千葉県我孫子市(あびこし)は、有名作家の志賀直哉(しが なおや)が全盛期を過ごしたことで知られる街です。志賀直哉は33歳の1916年より約7年ほど我孫子市に邸宅を構え、名作「暗夜行路」の前編もこの時期に描かれました。

また、我孫子駅(あびこえき)近くには、とても大きくて景色のよい手賀沼(てがぬま)があります。
手賀沼も高度経済成長期には水質汚染などで苦しめられたようですが、地元の人々の長年の努力により、現在の水質は改善傾向にあります。私が手賀沼を訪れたときは、とても綺麗な湖だと思いました。

手賀沼(千葉県我孫子市)。

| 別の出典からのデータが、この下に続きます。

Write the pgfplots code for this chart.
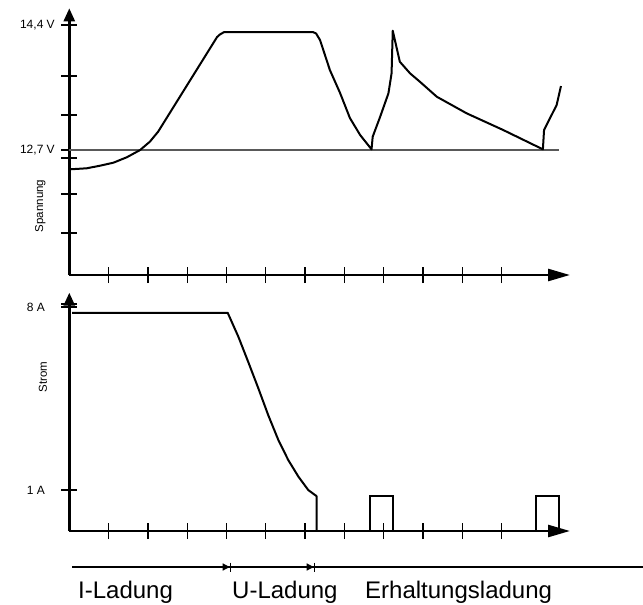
\documentclass[border=0pt]{standalone}
\usepackage{fontspec}
\setmainfont{Liberation Sans}
\usepackage{pgfplots}
\pgfplotsset{compat=1.18}
\usetikzlibrary{arrows.meta}
\begin{document}
\begin{tikzpicture}
\path[use as bounding box] (0pt,-605pt) rectangle (643pt,0pt);
\pgfplotsset{
  myaxis/.style={
    scale only axis, width=500.7pt, xmin=0, xmax=12.74,
    enlargelimits=false,
    axis lines=left,
    x axis line style={line width=2.6pt, -{Triangle[length=22pt,width=12pt]}},
    y axis line style={line width=2.6pt, -{Triangle[length=13pt,width=11pt]}},
    xtick={1,2,3,4,5,6,7,8,9,10,11}, xticklabels={},
    tick align=center, major tick length=16pt,
    tick style={line width=1.3pt, black},
    tick label style={font=\fontsize{12}{14}\selectfont},
    /pgf/number format/assume math mode=true,
    clip=false,
  }
}
\begin{axis}[myaxis, at={(69.3pt,-275pt)}, anchor=south west,
  height=266.7pt, ymin=11, ymax=14.629,
  ytick={11.571,12.102,12.592,12.7,13.177,13.707,14.4},
  yticklabels={,,,{12,7 V},,,{14,4 V}},
  yticklabel style={xshift=-3pt},
  ylabel={Spannung},
  ylabel style={at={(axis description cs:-0.058,0.259)}, anchor=center, font=\fontsize{11.5}{13}\selectfont}]
\addplot[line width=1.3pt, black!65] coordinates {(0,12.7) (12.46,12.7)};
\addplot[line width=2pt, black, line join=round] coordinates {
(0.018,12.438) (0.443,12.452) (0.781,12.487) (1.12,12.528) (1.46,12.601)
(1.80,12.70) (2.05,12.814) (2.26,12.950) (3.76,14.238) (3.83,14.272)
(3.94,14.306) (6.20,14.306) (6.28,14.286) (6.38,14.197) (6.63,13.789)
(6.89,13.476) (7.14,13.136) (7.40,12.905) (7.69,12.71)
(7.72,12.882) (7.91,13.154) (8.12,13.472) (8.20,13.744) (8.23,14.324)
(8.41,13.902) (8.67,13.744) (8.92,13.630) (9.35,13.426) (10.11,13.20)
(11.04,12.973) (12.05,12.71)
(12.08,12.973) (12.40,13.313) (12.51,13.571)};
\end{axis}
\begin{axis}[myaxis, at={(69.3pt,-531pt)}, anchor=south west,
  height=238.3pt, ymin=-0.568, ymax=8.548,
  ytick={1,8,8.12},
  yticklabels={{1 A},{8 A},},
  yticklabel style={xshift=-13pt},
  ylabel={Strom},
  ylabel style={at={(axis description cs:-0.0525,0.646)}, anchor=center, font=\fontsize{11.5}{13}\selectfont}]
\addplot[line width=2pt, black, line join=round] coordinates {
(0.07,7.78) (4.03,7.78) (4.30,6.87) (4.55,5.91) (4.81,4.89) (5.06,3.87)
(5.32,2.91) (5.57,2.15) (5.83,1.51) (6.08,1.00) (6.25,0.81) (6.29,0.77)
(6.29,-0.568)};
\addplot[line width=1.6pt, black] coordinates {(7.65,-0.568) (7.65,0.77) (8.24,0.77) (8.24,-0.568)};
\addplot[line width=1.6pt, black] coordinates {(11.88,-0.568) (11.88,0.77) (12.46,0.77) (12.46,-0.568)};
\end{axis}
\draw[line width=1.3pt, -{Triangle[length=7pt,width=7pt]Bar[width=9pt,line width=1.3pt]}] (72pt,-567pt) -- (231pt,-567pt);
\draw[line width=1.3pt, -{Triangle[length=7pt,width=7pt]Bar[width=9pt,line width=1.3pt]}] (231pt,-567pt) -- (315pt,-567pt);
\draw[line width=1.3pt] (315pt,-567pt) -- (643pt,-567pt);
\node[anchor=base west, inner sep=0pt, font=\fontsize{24}{28}\selectfont] at (78pt,-598pt) {I-Ladung};
\node[anchor=base west, inner sep=0pt, font=\fontsize{24}{28}\selectfont] at (232pt,-598pt) {U-Ladung};
\node[anchor=base west, inner sep=0pt, font=\fontsize{24}{28}\selectfont] at (365pt,-598pt) {Erhaltungsladung};
\end{tikzpicture}
\end{document}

人々の水質改善の努力によって、とても綺麗な湖である

常磐線をますます南下し、千葉県・松戸へ

我孫子駅を過ぎると、いよいよ列車のスピードもアップし、徐々に大都市部に近づいていく実感がわきます。
我孫子駅から先は、上野・品川へ早く着く快速列車と、東京メトロ千代田線に直通する各駅停車に分かれます。各駅停車の列車は北千住駅(きたせんじゅえき、東京都足立区)で常磐線から離れ、東京メトロに直通します。

やがて、松戸市方面へ向かっていきます!

注意
この記事は、「小学生の頃の私(筆者)に教える」というイメージで書いており、難しい表現や専門用語などは極力使用を避けて、噛み砕いて記述・説明することに努めております。そのため、内容については正確でない表現や、誤った内容になっている可能性があります。